Credit default swaps (cds), which basically insured the collaterized mortgage obligations (cmo), were transacted between private parties (banks, sovereign funds, pension funds, hedge funds, private equity funds, AIG), outside of exchanges. The quants used algorithms (specifically, Gaussian copula) to price these mortgage-backed securities and swaps, and the software models blew up when real estate values plummeted and defaults skyrocketed. We've covered this topic ad nauseum.

For equities, we have the NYSE, NASDAQ, and other stock exchanges around the world. For fixed-income (bonds), derivatives (options, futures), and commodities, we have the CBOE and COMEX exchanges, for instance.

How about the buyers of these swaps open up their kimonos, and expose these assets? If they don't like the mark to market pricing, put them all onto an exchange, where all parties can see the composition of assets, and then let the markets decide how much they are really worth. If that means they are only worth 20 cents on the dollar, so be it--let them take a bath on them. That's better than burying it in their portfolio, pretending they aren't there. And once exposed, perhaps they are worth more than current panic levels....maybe they would get 60 cents on the dollar. Mark to market accounting prices these assets at liquidation levels, so they would be lucky to get 10 cents on the dollar. The underlying environment is that over 90% of mortgages are not delinquent--yet mark to market valuation prices in a 30% default rate.
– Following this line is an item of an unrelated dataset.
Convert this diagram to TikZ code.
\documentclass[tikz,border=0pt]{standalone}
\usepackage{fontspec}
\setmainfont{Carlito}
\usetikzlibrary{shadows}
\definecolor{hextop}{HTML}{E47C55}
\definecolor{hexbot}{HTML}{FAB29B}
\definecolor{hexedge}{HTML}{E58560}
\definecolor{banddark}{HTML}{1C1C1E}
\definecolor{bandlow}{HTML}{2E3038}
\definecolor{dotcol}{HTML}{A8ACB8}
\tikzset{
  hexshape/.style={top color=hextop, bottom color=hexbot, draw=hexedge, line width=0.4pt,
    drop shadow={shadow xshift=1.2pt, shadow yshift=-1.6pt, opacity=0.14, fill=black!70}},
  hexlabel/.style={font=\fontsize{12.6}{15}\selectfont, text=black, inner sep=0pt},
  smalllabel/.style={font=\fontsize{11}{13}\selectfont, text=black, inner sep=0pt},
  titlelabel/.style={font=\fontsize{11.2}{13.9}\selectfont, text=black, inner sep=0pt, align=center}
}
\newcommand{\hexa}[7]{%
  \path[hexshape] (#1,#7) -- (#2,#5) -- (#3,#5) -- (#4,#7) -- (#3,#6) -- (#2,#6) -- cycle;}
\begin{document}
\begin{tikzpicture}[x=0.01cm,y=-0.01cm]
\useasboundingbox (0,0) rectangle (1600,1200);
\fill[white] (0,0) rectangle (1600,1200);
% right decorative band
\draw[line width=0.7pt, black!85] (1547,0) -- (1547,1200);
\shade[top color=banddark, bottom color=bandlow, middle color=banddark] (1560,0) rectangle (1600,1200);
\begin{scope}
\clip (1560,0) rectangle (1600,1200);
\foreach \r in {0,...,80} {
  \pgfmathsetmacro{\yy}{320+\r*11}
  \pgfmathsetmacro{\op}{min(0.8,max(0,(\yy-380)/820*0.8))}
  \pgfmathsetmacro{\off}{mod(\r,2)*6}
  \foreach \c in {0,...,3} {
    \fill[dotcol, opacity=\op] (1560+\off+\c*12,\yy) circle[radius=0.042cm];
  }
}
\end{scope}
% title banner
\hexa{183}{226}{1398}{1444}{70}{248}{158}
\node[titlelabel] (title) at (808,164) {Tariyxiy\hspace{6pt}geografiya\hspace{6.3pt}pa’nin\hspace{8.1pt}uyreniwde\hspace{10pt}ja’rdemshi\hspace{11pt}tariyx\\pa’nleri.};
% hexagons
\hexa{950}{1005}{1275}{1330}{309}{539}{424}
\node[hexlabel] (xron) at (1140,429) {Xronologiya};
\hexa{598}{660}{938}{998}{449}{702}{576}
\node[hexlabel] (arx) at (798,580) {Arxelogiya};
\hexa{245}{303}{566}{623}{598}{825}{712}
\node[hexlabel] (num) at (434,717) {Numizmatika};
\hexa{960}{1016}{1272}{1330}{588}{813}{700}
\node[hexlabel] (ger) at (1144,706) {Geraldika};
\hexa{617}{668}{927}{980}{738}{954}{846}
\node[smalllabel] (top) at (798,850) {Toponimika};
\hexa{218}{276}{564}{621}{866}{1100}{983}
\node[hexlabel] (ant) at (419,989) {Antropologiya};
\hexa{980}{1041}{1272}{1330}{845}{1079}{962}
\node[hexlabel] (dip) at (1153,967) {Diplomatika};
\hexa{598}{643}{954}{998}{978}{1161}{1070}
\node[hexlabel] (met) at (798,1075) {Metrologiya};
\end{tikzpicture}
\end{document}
Banks have what consumers are experiencing: 401K syndrome. Individuals aren't even opening up their mail because they are scared to see how much their 401K statements have declined.
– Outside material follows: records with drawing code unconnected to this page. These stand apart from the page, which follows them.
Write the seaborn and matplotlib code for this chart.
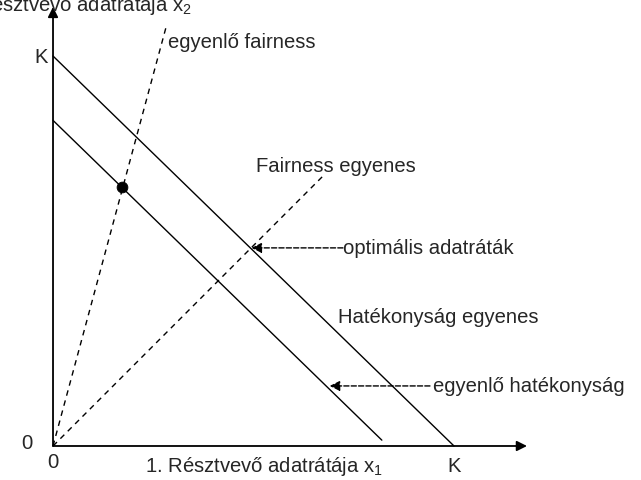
import matplotlib
matplotlib.use('Agg')
import matplotlib.pyplot as plt
import pandas as pd
import seaborn as sns

# hatékonyság egyenesek (x1 + x2 = állandó), K = 1
outer_x = [0.0, 1.0]
outer_y = [1.0, 0.0]
inner_x = [0.0, 0.82]
inner_y = [0.835, 0.015]
# fairness egyenes (szaggatott)
fair_x = [0.0, 0.673]
fair_y = [0.0, 0.692]
# egyenlő fairness (szaggatott, meredek)
eqfair_x = [0.0, 0.284]
eqfair_y = [0.0, 1.082]
# pont a belső egyenesen
dot_x = [0.172]
dot_y = [0.663]
# nyilak végpontjai
opt_point = (0.495, 0.508)
eqeff_point = (0.69, 0.154)

sns.set_style('white')
plt.rcParams['font.family'] = ['Liberation Sans', 'DejaVu Sans']
plt.rcParams['mathtext.fontset'] = 'custom'
plt.rcParams['mathtext.rm'] = 'Liberation Sans'
plt.rcParams['mathtext.it'] = 'Liberation Sans'

fs = 14.6
dash = (0, (4, 3.5))

fig = plt.figure(figsize=(6.41, 4.81), dpi=100)
ax = fig.add_axes([0, 0, 1, 1])
ax.set_xlim(-0.1322, 1.4663)
ax.set_ylim(-0.0872, 1.1462)
ax.axis('off')

lines = pd.DataFrame({
    'x': outer_x + inner_x,
    'y': outer_y + inner_y,
    'line': ['outer'] * 2 + ['inner'] * 2,
})
sns.lineplot(data=lines, x='x', y='y', units='line', estimator=None,
             color='black', lw=1.0, sort=False, ax=ax)
sns.lineplot(x=fair_x, y=fair_y, color='black', lw=1.0, ls=dash, ax=ax)
sns.lineplot(x=eqfair_x, y=eqfair_y, color='black', lw=1.0, ls=dash, ax=ax)
sns.scatterplot(x=dot_x, y=dot_y, color='black', s=60, edgecolor='black', zorder=5, ax=ax)

# tengelyek nyíllal
ax.annotate('', xy=(1.182, 0), xytext=(0, 0),
            arrowprops=dict(arrowstyle='-|>', color='black', lw=1.3,
                            mutation_scale=15, shrinkA=0, shrinkB=0))
ax.annotate('', xy=(0, 1.126), xytext=(0, 0),
            arrowprops=dict(arrowstyle='-|>', color='black', lw=1.3,
                            mutation_scale=15, shrinkA=0, shrinkB=0))

# szaggatott mutató nyilak
ax.annotate('', xy=opt_point, xytext=(0.723, opt_point[1]),
            arrowprops=dict(arrowstyle='-|>', color='black', lw=1.0, ls='--',
                            mutation_scale=15, shrinkA=0, shrinkB=0))
ax.annotate('', xy=eqeff_point, xytext=(0.94, eqeff_point[1]),
            arrowprops=dict(arrowstyle='-|>', color='black', lw=1.0, ls='--',
                            mutation_scale=15, shrinkA=0, shrinkB=0))

ax.text(0.287, 1.038, 'egyenlő fairness', fontsize=fs, ha='left', va='center')
ax.text(-0.012, 1.0, 'K', fontsize=fs, ha='right', va='center')
ax.text(0.506, 0.718, 'Fairness egyenes', fontsize=fs, ha='left', va='center')
ax.text(0.723, opt_point[1], 'optimális adatráták', fontsize=fs, ha='left', va='center')
ax.text(0.711, 0.331, 'Hatékonyság egyenes', fontsize=fs, ha='left', va='center')
ax.text(0.948, eqeff_point[1], 'egyenlő hatékonyság', fontsize=fs, ha='left', va='center')
ax.text(-0.065, 0.01, '0', fontsize=fs, ha='center', va='center')
ax.text(0.0, -0.041, '0', fontsize=fs, ha='center', va='center')
ax.text(0.229, -0.051, r'1. Résztvevő adatrátája x$_\mathrm{1}$', fontsize=fs, ha='left', va='center')
ax.text(1.0, -0.051, 'K', fontsize=fs, ha='center', va='center')
ax.text(0.347, 1.133, r'2. Résztvevő adatrátája x$_\mathrm{2}$', fontsize=fs, ha='right', va='center')

fig.savefig('out.png', dpi=100)
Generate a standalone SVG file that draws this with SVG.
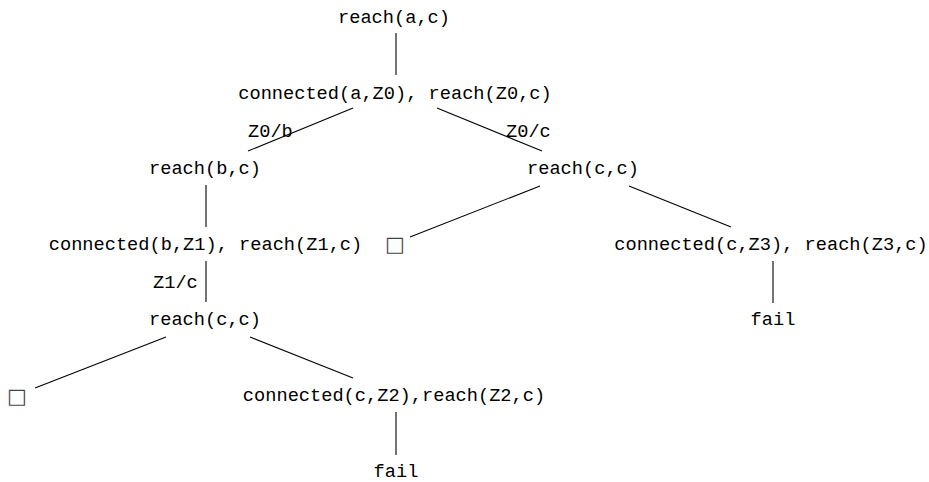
<svg xmlns="http://www.w3.org/2000/svg" width="929" height="482" viewBox="0 0 929 482">
<style>
.t{font-family:"Liberation Mono","DejaVu Sans Mono",monospace;font-size:18.67px;fill:#000;text-anchor:middle}
.l{font-family:"Liberation Mono","DejaVu Sans Mono",monospace;font-size:18.67px;fill:#000}
.b{font-family:"DejaVu Sans","Liberation Sans",sans-serif;font-size:21px;fill:#444;text-anchor:middle}
.e line{stroke:#000;stroke-width:1.1}
</style>
<rect width="929" height="482" fill="#fff"/>
<g class="e" id="edges">
<line x1="396" y1="33" x2="396" y2="75"/>
<line x1="353" y1="108" x2="248" y2="151"/>
<line x1="437" y1="108" x2="542" y2="151"/>
<line x1="206" y1="185" x2="206" y2="227"/>
<line x1="540" y1="186" x2="410" y2="237"/>
<line x1="629" y1="186" x2="731" y2="227"/>
<line x1="206" y1="261" x2="206" y2="302"/>
<line x1="773" y1="261" x2="773" y2="303"/>
<line x1="166" y1="337" x2="35" y2="388"/>
<line x1="250" y1="337" x2="353" y2="378"/>
<line x1="396" y1="412" x2="396" y2="455"/>
</g>
<g id="n0"><text class="t" x="394" y="23">reach(a,c)</text></g>
<g id="n1"><text class="t" x="395" y="99">connected(a,Z0), reach(Z0,c)</text></g>
<g id="lab1"><text class="l" x="248" y="137">Z0/b</text></g>
<g id="lab2"><text class="l" x="506" y="137">Z0/c</text></g>
<g id="n2"><text class="t" x="205" y="174">reach(b,c)</text></g>
<g id="n3"><text class="t" x="583" y="174">reach(c,c)</text></g>
<g id="n4"><text class="t" x="205.5" y="250">connected(b,Z1), reach(Z1,c)</text></g>
<g id="n5"><text class="b" x="395" y="251">□&#xFE0E;</text></g>
<g id="n6"><text class="t" x="771" y="250">connected(c,Z3), reach(Z3,c)</text></g>
<g id="lab3"><text class="l" x="153" y="288">Z1/c</text></g>
<g id="n7"><text class="t" x="205" y="325">reach(c,c)</text></g>
<g id="n8"><text class="t" x="773" y="325">fail</text></g>
<g id="n9"><text class="b" x="17" y="403">□&#xFE0E;</text></g>
<g id="n10"><text class="t" x="394" y="401">connected(c,Z2),reach(Z2,c)</text></g>
<g id="n11"><text class="t" x="396" y="477">fail</text></g>
</svg>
During the Savings and Loan (FSLIC) crisis, the RTC was formed to consolidate these bad loans, write them down, price them, and sell them off. Granted, today's financial crisis is orders of magnitude greater, but the concept should be the same. Put a Bill Seidman in charge of disposing the assets.

To just sit on the these toxic assets--hoping home balance sheets will magically improve, and defaults will magically decrease--is lunacy if unemployment keeps rising.
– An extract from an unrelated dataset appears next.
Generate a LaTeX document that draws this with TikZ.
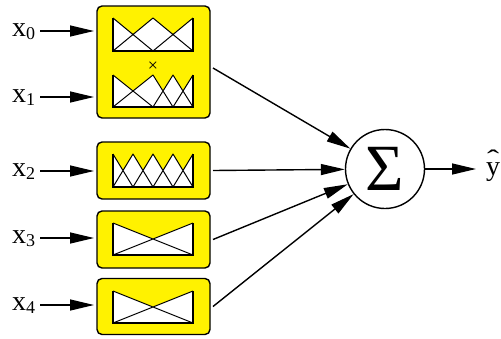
\documentclass[tikz,border=0pt]{standalone}
\usepackage{fontspec}
\setmainfont{Liberation Serif}
\usetikzlibrary{arrows.meta,calc}
\begin{document}
\begin{tikzpicture}[x=1pt,y=-1pt,
  box/.style={draw=black, line width=1.4pt, fill=yellow, rounded corners=5pt, minimum width=113pt, inner sep=0pt, outer sep=0pt},
  arr/.style={line width=1.4pt, -{Triangle[length=24pt,width=11pt]}},
  lab/.style={font=\fontsize{28}{28}\selectfont, inner sep=0pt, anchor=base west},
  mf/.style={line width=1pt, line join=round},
  frame/.style={line width=1.5pt},
  panel/.style={fill=white},
  sumnode/.style={draw, circle, line width=1.4pt, minimum size=79pt, inner sep=0pt, fill=white}
  ]
\useasboundingbox (0,0) rectangle (501,338);
% boxes
\node[box, minimum height=112pt] (bA) at (153.5,62) {};
\node[box, minimum height=57pt] (bB) at (153.5,170.5) {};
\node[box, minimum height=57pt] (bC) at (153.5,239.5) {};
\node[box, minimum height=56pt] (bD) at (153.5,306.5) {};
% panel A top
\fill[panel] (113,51)--(113,18)--(133,34.5)--(153,18)--(173,34.5)--(193,18)--(193,51)--cycle;
\draw[mf] (113,18)--(153,51) (113,51)--(153,18)--(193,51) (153,51)--(193,18);
\draw[frame] (113,18)--(113,51)--(193,51)--(193,18);
% panel A bottom
\fill[panel] (113,107)--(113,75)--(133,91)--(153,75)--(163,91)--(173,75)--(183,91)--(193,75)--(193,107)--cycle;
\draw[mf] (113,75)--(153,107) (113,107)--(153,75)--(173,107) (153,107)--(173,75)--(193,107) (173,107)--(193,75);
\draw[frame] (113,75)--(113,107)--(193,107)--(193,75);
\node[inner sep=0pt, font=\fontsize{18}{18}\selectfont] (cross) at (153,67) {×};
% panel B
\fill[panel] (113,187)--(113,154)--(123,170.5)--(133,154)--(143,170.5)--(153,154)--(163,170.5)--(173,154)--(183,170.5)--(193,154)--(193,187)--cycle;
\draw[mf] (113,154)--(133,187) (113,187)--(133,154)--(153,187) (133,187)--(153,154)--(173,187) (153,187)--(173,154)--(193,187) (173,187)--(193,154);
\draw[frame] (113,154)--(113,187)--(193,187)--(193,154);
% panel C
\fill[panel] (113,255)--(113,223)--(153,239)--(193,223)--(193,255)--cycle;
\draw[mf] (113,223)--(193,255) (113,255)--(193,223);
\draw[frame] (113,223)--(113,255)--(193,255)--(193,223);
% panel D
\fill[panel] (113,323)--(113,291)--(153,307)--(193,291)--(193,323)--cycle;
\draw[mf] (113,291)--(193,323) (113,323)--(193,291);
\draw[frame] (113,291)--(113,323)--(193,323)--(193,291);
% sum
\node[sumnode] (sum) at (385,169) {\fontsize{66}{66}\selectfont Σ};
% labels
\node[lab] (x0) at (12,36) {x\raisebox{-3pt}{\fontsize{18}{18}\selectfont 0}};
\node[lab] (x1) at (12,102) {x\raisebox{-3pt}{\fontsize{18}{18}\selectfont 1}};
\node[lab] (x2) at (12,176) {x\raisebox{-3pt}{\fontsize{18}{18}\selectfont 2}};
\node[lab] (x3) at (12,243) {x\raisebox{-3pt}{\fontsize{18}{18}\selectfont 3}};
\node[lab] (x4) at (12,310) {x\raisebox{-3pt}{\fontsize{18}{18}\selectfont 4}};
\node[lab] (yh) at (486,175) {\ooalign{y\cr\hidewidth\raisebox{8pt}{\scalebox{1.3}[0.9]{ˆ}}\hidewidth\cr}};
% input arrows
\draw[arr,shorten >=3pt] ($(x0.base east)+(5,-5)$) -- ($(bA.west|-x0.base)+(0,-5)$);
\draw[arr,shorten >=3pt] ($(x1.base east)+(5,-5)$) -- ($(bA.west|-x1.base)+(0,-5)$);
\draw[arr,shorten >=3pt] ($(x2.base east)+(5,-5)$) -- ($(bB.west|-x2.base)+(0,-5)$);
\draw[arr,shorten >=3pt] ($(x3.base east)+(5,-5)$) -- ($(bC.west|-x3.base)+(0,-5)$);
\draw[arr,shorten >=3pt] ($(x4.base east)+(5,-5)$) -- ($(bD.west|-x4.base)+(0,-5)$);
% to sum
\draw[arr] ($(bA.east)+(3,6)$) -- (sum);
\draw[arr] ($(bB.east)+(3,0)$) -- (sum);
\draw[arr] ($(bC.east)+(3,0)$) -- (sum);
\draw[arr] ($(bD.east)+(3,0)$) -- (sum);
% output
\draw[arr,shorten >=10pt] (sum.east) -- (sum.east -| yh.west);
\end{tikzpicture}
\end{document}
In other words, because these transactions were synthetic, outside the auspices of an exchange and subject to mispricing, wouldn't it make sense to put them all into an exchange, and have markets price them in a transparent environment?

For instance, on a micro level, when a borrower defaults, no one knows how much that house is worth anymore. Other homes in the neighborhood are affected, and the more foreclosures, the more distorted the pricing. But put them up into an auction in a foreclosure sale, and the market determines the value of that house--and other homes in the neighborhood.

It seems logical, but I'm not sure the government will figure it out. They're just going to throw more good money at bad money, bailing out special interest groups, and distorting market pricing even more, prolonging any chance of a bottoming out process.


Having said that, the government doing the exact wrong thing makes it easier for investors. Just keep playing the reflation thesis.